We have heard about wormholes in movies like Interstellar but do they really exist in reality. Well, scientists say they do exist in the real world.
Wormholes are the imaginary tunnels through space-time that enables travel from one universe to another, as seen in the movie. But the researchers say the only difference is that unlike movie, traveling through them in real may be impossible.
‘Interstellar, a film based on novel by Kip Thorne, shows astronauts fleeing the Earth after its destruction and moving to a distant galaxy using a wormhole.
When Thorne was writing the novel, he had consulted Carl Sagan for in-depth research on the topic. The duo had also worked on another novel featuring a wormhole, Carl Sagan’s Contact.
Albert Einstein and his assistant Nathan Rosen have proposed the concept of Wormholes while attempting to create a unified model of nature that includes all forces in the universe.
Wormholes, also called Einstein-Rosen bridges, connect a black hole and a theoretical white hole from both the ends.

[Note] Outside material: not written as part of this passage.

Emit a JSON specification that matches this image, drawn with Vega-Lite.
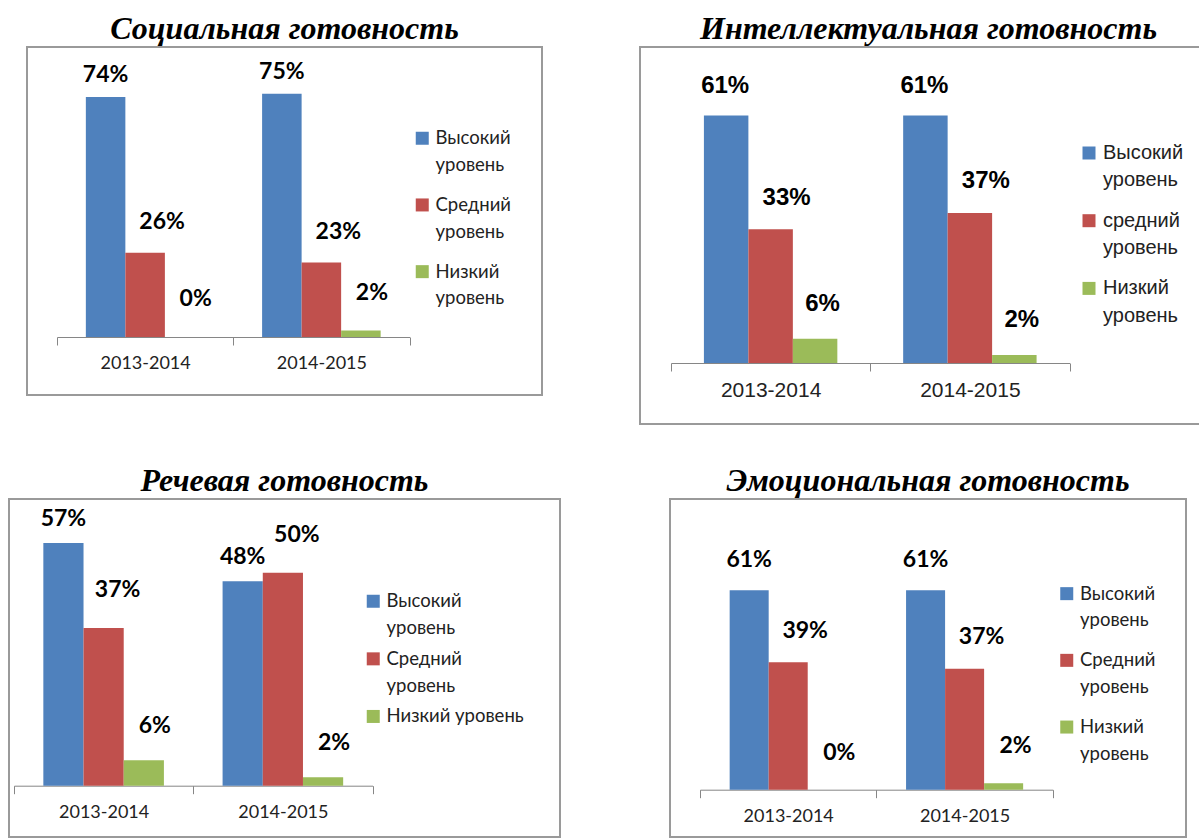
{
  "$schema": "https://vega.github.io/schema/vega-lite/v6.json",
  "background": "white",
  "padding": {"left": 8, "top": 12, "right": 0, "bottom": 0},
  "datasets": {
    "social": [
      {"year": "2013-2014", "level": "Высокий уровень", "value": 0.74},
      {"year": "2013-2014", "level": "Средний уровень", "value": 0.26},
      {"year": "2013-2014", "level": "Низкий уровень", "value": 0.0},
      {"year": "2014-2015", "level": "Высокий уровень", "value": 0.75},
      {"year": "2014-2015", "level": "Средний уровень", "value": 0.23},
      {"year": "2014-2015", "level": "Низкий уровень", "value": 0.02}
    ],
    "intel": [
      {"year": "2013-2014", "level": "Высокий уровень", "value": 0.61},
      {"year": "2013-2014", "level": "средний уровень", "value": 0.33},
      {"year": "2013-2014", "level": "Низкий уровень", "value": 0.06},
      {"year": "2014-2015", "level": "Высокий уровень", "value": 0.61},
      {"year": "2014-2015", "level": "средний уровень", "value": 0.37},
      {"year": "2014-2015", "level": "Низкий уровень", "value": 0.02}
    ],
    "speech": [
      {"year": "2013-2014", "level": "Высокий уровень", "value": 0.57},
      {"year": "2013-2014", "level": "Средний уровень", "value": 0.37},
      {"year": "2013-2014", "level": "Низкий уровень", "value": 0.06},
      {"year": "2014-2015", "level": "Высокий уровень", "value": 0.48},
      {"year": "2014-2015", "level": "Средний уровень", "value": 0.50},
      {"year": "2014-2015", "level": "Низкий уровень", "value": 0.02}
    ],
    "emo": [
      {"year": "2013-2014", "level": "Высокий уровень", "value": 0.61},
      {"year": "2013-2014", "level": "Средний уровень", "value": 0.39},
      {"year": "2013-2014", "level": "Низкий уровень", "value": 0.0},
      {"year": "2014-2015", "level": "Высокий уровень", "value": 0.61},
      {"year": "2014-2015", "level": "Средний уровень", "value": 0.37},
      {"year": "2014-2015", "level": "Низкий уровень", "value": 0.02}
    ]
  },
  "config": {
    "view": {"stroke": "#9a9a9a", "strokeWidth": 2},
    "axis": {"grid": false}
  },
  "resolve": {"scale": {"color": "independent", "xOffset": "independent", "x": "independent", "y": "independent"}, "legend": {"color": "independent"}},
  "vconcat": [
    {
      "resolve": {"scale": {"color": "independent", "xOffset": "independent", "x": "independent", "y": "independent"}, "legend": {"color": "independent"}},
      "hconcat": [
        {
          "width": 17, "height": 1,
          "data": {"values": [{"a": 1}]},
          "mark": {"type": "point", "opacity": 0},
          "encoding": {},
          "view": {"stroke": null}
        },
        {
          "resolve": {"scale": {"color": "independent", "xOffset": "independent", "x": "independent", "y": "independent"}, "legend": {"color": "independent"}},
          "hconcat": [
            {
              "width": 515, "height": 348,
              "title": {"text": "Социальная готовность", "font": "Liberation Serif", "fontSize": 32, "fontWeight": "bold", "fontStyle": "italic", "color": "black", "offset": 1, "baseline": "top", "anchor": "middle"},
              "data": {"name": "social"},
              "encoding": {
                "x": {"field": "year", "type": "nominal", "scale": {"range": [30, 382.5], "paddingInner": 0, "paddingOuter": 0},
                  "axis": {"title": null, "labelAngle": 0, "offset": -58, "tickBand": "extent", "tickSize": 8, "domainColor": "#868686", "tickColor": "#868686", "labelFont": "Lato", "labelFontSize": 18, "labelColor": "#222", "labelBaseline": "middle", "labelPadding": 18}},
                "xOffset": {"field": "level", "type": "nominal", "sort": ["Высокий уровень", "Средний уровень", "Низкий уровень"], "scale": {"paddingInner": 0, "paddingOuter": 0.73}},
                "y": {"field": "value", "type": "quantitative", "scale": {"domain": [0, 0.894], "range": [290, 0], "nice": false}, "axis": null}
              },
              "layer": [
                {
                  "mark": {"type": "bar"},
                  "encoding": {
                    "color": {"field": "level", "type": "nominal",
                      "scale": {"domain": ["Высокий уровень", "Средний уровень", "Низкий уровень"], "range": ["#4F81BD", "#C0504D", "#9BBB59"]},
                      "legend": {"orient": "none", "legendX": 386, "legendY": 82, "title": null, "symbolType": "square", "symbolSize": 169, "symbolStrokeWidth": 0, "labelFont": "Lato", "labelFontSize": 18.5, "labelColor": "#222", "labelOffset": 4, "rowPadding": 20.7, "padding": 0, "labelLimit": 300, "labelExpr": "split(datum.label, ' ')", "encoding": {"labels": {"lineHeight": {"value": 26.7}}}}}
                  }
                },
                {"transform": [{"filter": "datum.level == 'Высокий уровень'"}], "mark": {"type": "text", "font": "Lato", "fontWeight": "bold", "fontSize": 23, "color": "black", "baseline": "middle", "dx": 0, "dy": -22}, "encoding": {"text": {"field": "value", "type": "quantitative", "format": ".0%"}}},
                {"transform": [{"filter": "datum.level == 'Средний уровень'"}], "mark": {"type": "text", "font": "Lato", "fontWeight": "bold", "fontSize": 23, "color": "black", "baseline": "middle", "dx": 17, "dy": -30.5}, "encoding": {"text": {"field": "value", "type": "quantitative", "format": ".0%"}}},
                {"transform": [{"filter": "datum.level == 'Низкий уровень'"}], "mark": {"type": "text", "font": "Lato", "fontWeight": "bold", "fontSize": 23, "color": "black", "baseline": "middle", "dx": 11, "dy": -38}, "encoding": {"text": {"field": "value", "type": "quantitative", "format": ".0%"}}}
              ]
            },
            {
              "width": 561, "height": 377,
              "title": {"text": "Интеллектуальная готовность", "font": "Liberation Serif", "fontSize": 32, "fontWeight": "bold", "fontStyle": "italic", "color": "black", "offset": 1, "baseline": "top", "anchor": "middle", "dx": 8},
              "data": {"name": "intel"},
              "encoding": {
                "x": {"field": "year", "type": "nominal", "scale": {"range": [31, 429.5], "paddingInner": 0, "paddingOuter": 0},
                  "axis": {"title": null, "labelAngle": 0, "offset": -61, "tickBand": "extent", "tickSize": 8, "domainColor": "#868686", "tickColor": "#868686", "labelFont": "Liberation Sans", "labelFontSize": 21, "labelColor": "#222", "labelBaseline": "middle", "labelPadding": 19}},
                "xOffset": {"field": "level", "type": "nominal", "sort": ["Высокий уровень", "средний уровень", "Низкий уровень"], "scale": {"paddingInner": 0, "paddingOuter": 0.74}},
                "y": {"field": "value", "type": "quantitative", "scale": {"domain": [0, 0.779], "range": [316, 0], "nice": false}, "axis": null}
              },
              "layer": [
                {
                  "mark": {"type": "bar"},
                  "encoding": {
                    "color": {"field": "level", "type": "nominal",
                      "scale": {"domain": ["Высокий уровень", "средний уровень", "Низкий уровень"], "range": ["#4F81BD", "#C0504D", "#9BBB59"]},
                      "legend": {"orient": "none", "legendX": 439, "legendY": 96, "title": null, "symbolType": "square", "symbolSize": 169, "symbolStrokeWidth": 0, "labelFont": "Liberation Sans", "labelFontSize": 20, "labelColor": "#222", "labelOffset": 4, "rowPadding": 19.7, "padding": 0, "labelLimit": 300, "labelExpr": "split(datum.label, ' ')", "encoding": {"labels": {"lineHeight": {"value": 27.3}}}}}
                  }
                },
                {"transform": [{"filter": "datum.level == 'Высокий уровень'"}], "mark": {"type": "text", "font": "Liberation Sans", "fontWeight": "bold", "fontSize": 24, "color": "black", "baseline": "middle", "dx": -1, "dy": -29.5}, "encoding": {"text": {"field": "value", "type": "quantitative", "format": ".0%"}}},
                {"transform": [{"filter": "datum.level == 'средний уровень'"}], "mark": {"type": "text", "font": "Liberation Sans", "fontWeight": "bold", "fontSize": 24, "color": "black", "baseline": "middle", "dx": 16, "dy": -31.5}, "encoding": {"text": {"field": "value", "type": "quantitative", "format": ".0%"}}},
                {"transform": [{"filter": "datum.level == 'Низкий уровень'"}], "mark": {"type": "text", "font": "Liberation Sans", "fontWeight": "bold", "fontSize": 24, "color": "black", "baseline": "middle", "dx": 7.5, "dy": -35}, "encoding": {"text": {"field": "value", "type": "quantitative", "format": ".0%"}}}
              ]
            }
          ],
          "spacing": 96
        }
      ],
      "spacing": 0
    },
    {
      "resolve": {"scale": {"color": "independent", "xOffset": "independent", "x": "independent", "y": "independent"}, "legend": {"color": "independent"}},
      "hconcat": [
        {
          "width": 551, "height": 338,
          "title": {"text": "Речевая готовность", "font": "Liberation Serif", "fontSize": 32, "fontWeight": "bold", "fontStyle": "italic", "color": "black", "offset": 1, "baseline": "top", "anchor": "middle"},
          "data": {"name": "speech"},
          "encoding": {
            "x": {"field": "year", "type": "nominal", "scale": {"range": [5, 363.5], "paddingInner": 0, "paddingOuter": 0},
              "axis": {"title": null, "labelAngle": 0, "offset": -51.3, "tickBand": "extent", "tickSize": 8, "domainColor": "#868686", "tickColor": "#868686", "labelFont": "Lato", "labelFontSize": 18, "labelColor": "#222", "labelBaseline": "middle", "labelPadding": 18.5}},
            "xOffset": {"field": "level", "type": "nominal", "sort": ["Высокий уровень", "Средний уровень", "Низкий уровень"], "scale": {"paddingInner": 0, "paddingOuter": 0.73}},
            "y": {"field": "value", "type": "quantitative", "scale": {"domain": [0, 0.673], "range": [286.7, 0], "nice": false}, "axis": null}
          },
          "layer": [
            {
              "mark": {"type": "bar"},
              "encoding": {
                "color": {"field": "level", "type": "nominal",
                  "scale": {"domain": ["Высокий уровень", "Средний уровень", "Низкий уровень"], "range": ["#4F81BD", "#C0504D", "#9BBB59"]},
                  "legend": {"orient": "none", "legendX": 355, "legendY": 93, "title": null, "symbolType": "square", "symbolSize": 169, "symbolStrokeWidth": 0, "labelFont": "Lato", "labelFontSize": 18.5, "labelColor": "#222", "labelOffset": 4, "rowPadding": 11.6, "padding": 0, "labelLimit": 300, "labelExpr": "datum.label == 'Низкий уровень' ? datum.label : split(datum.label, ' ')", "encoding": {"labels": {"lineHeight": {"value": 26.7}}}}}
              }
            },
            {"transform": [{"filter": "datum.level == 'Высокий уровень'"}], "mark": {"type": "text", "font": "Lato", "fontWeight": "bold", "fontSize": 23, "color": "black", "baseline": "middle", "dx": 0, "dy": -24}, "encoding": {"text": {"field": "value", "type": "quantitative", "format": ".0%"}}},
            {"transform": [{"filter": "datum.level == 'Средний уровень'"}], "mark": {"type": "text", "font": "Lato", "fontWeight": "bold", "fontSize": 23, "color": "black", "baseline": "middle", "dx": 14, "dy": -38}, "encoding": {"text": {"field": "value", "type": "quantitative", "format": ".0%"}}},
            {"transform": [{"filter": "datum.level == 'Низкий уровень'"}], "mark": {"type": "text", "font": "Lato", "fontWeight": "bold", "fontSize": 23, "color": "black", "baseline": "middle", "dx": 11, "dy": -34}, "encoding": {"text": {"field": "value", "type": "quantitative", "format": ".0%"}}}
          ]
        },
        {
          "width": 516, "height": 338,
          "title": {"text": "Эмоциональная готовность", "font": "Liberation Serif", "fontSize": 32, "fontWeight": "bold", "fontStyle": "italic", "color": "black", "offset": 1, "baseline": "top", "anchor": "middle"},
          "data": {"name": "emo"},
          "encoding": {
            "x": {"field": "year", "type": "nominal", "scale": {"range": [30, 382.8], "paddingInner": 0, "paddingOuter": 0},
              "axis": {"title": null, "labelAngle": 0, "offset": -47.3, "tickBand": "extent", "tickSize": 8, "domainColor": "#868686", "tickColor": "#868686", "labelFont": "Lato", "labelFontSize": 18, "labelColor": "#222", "labelBaseline": "middle", "labelPadding": 19}},
            "xOffset": {"field": "level", "type": "nominal", "sort": ["Высокий уровень", "Средний уровень", "Низкий уровень"], "scale": {"paddingInner": 0, "paddingOuter": 0.76}},
            "y": {"field": "value", "type": "quantitative", "scale": {"domain": [0, 0.8895], "range": [290.7, 0], "nice": false}, "axis": null}
          },
          "layer": [
            {
              "mark": {"type": "bar"},
              "encoding": {
                "color": {"field": "level", "type": "nominal",
                  "scale": {"domain": ["Высокий уровень", "Средний уровень", "Низкий уровень"], "range": ["#4F81BD", "#C0504D", "#9BBB59"]},
                  "legend": {"orient": "none", "legendX": 387.5, "legendY": 85.4, "title": null, "symbolType": "square", "symbolSize": 169, "symbolStrokeWidth": 0, "labelFont": "Lato", "labelFontSize": 18.5, "labelColor": "#222", "labelOffset": 4, "rowPadding": 20.7, "padding": 0, "labelLimit": 300, "labelExpr": "split(datum.label, ' ')", "encoding": {"labels": {"lineHeight": {"value": 26.7}}}}}
              }
            },
            {"transform": [{"filter": "datum.level == 'Высокий уровень'"}], "mark": {"type": "text", "font": "Lato", "fontWeight": "bold", "fontSize": 23, "color": "black", "baseline": "middle", "dx": 0, "dy": -30.7}, "encoding": {"text": {"field": "value", "type": "quantitative", "format": ".0%"}}},
            {"transform": [{"filter": "datum.level == 'Средний уровень'"}], "mark": {"type": "text", "font": "Lato", "fontWeight": "bold", "fontSize": 23, "color": "black", "baseline": "middle", "dx": 17, "dy": -31.5}, "encoding": {"text": {"field": "value", "type": "quantitative", "format": ".0%"}}},
            {"transform": [{"filter": "datum.level == 'Низкий уровень'"}], "mark": {"type": "text", "font": "Lato", "fontWeight": "bold", "fontSize": 23, "color": "black", "baseline": "middle", "dx": 12, "dy": -37}, "encoding": {"text": {"field": "value", "type": "quantitative", "format": ".0%"}}}
          ]
        }
      ],
      "spacing": 108
    }
  ],
  "spacing": 39
}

The theory, which was published in a 1935 paper, described the wormholes as tunnels that connected two separate regions of space-time. But it was rejected as a “theory of everything” in the dearth of accurate prediction of the particle behavior.
Physicist John Wheeler had in the 1960s introduced the term ‘wormhole’ to explain the theoretical tunnels. These tunnels were compared with the holes created by the worms in apples that allow the insects to pass through the fruits’ interiors rather than around their surfaces.
Black holes are the dead remains of massive stars following supernova explosions. As they are similar to the wormholes’ openings as describe by Einstein and Rosen, some scientists also assumed they could be utilized as portals to other places in space time or even other universe.
Unlike single black holes, the Einstein-Rosen bridges require more than the single star’s collapse for the formation. Hence, traveling through them becomes a bigger problem.
Researchers explain anything coming close to a black hole, especially within an area called the event horizon, is pulled apart by the extreme gravitational force. It means space travellers would die if they try to enter it.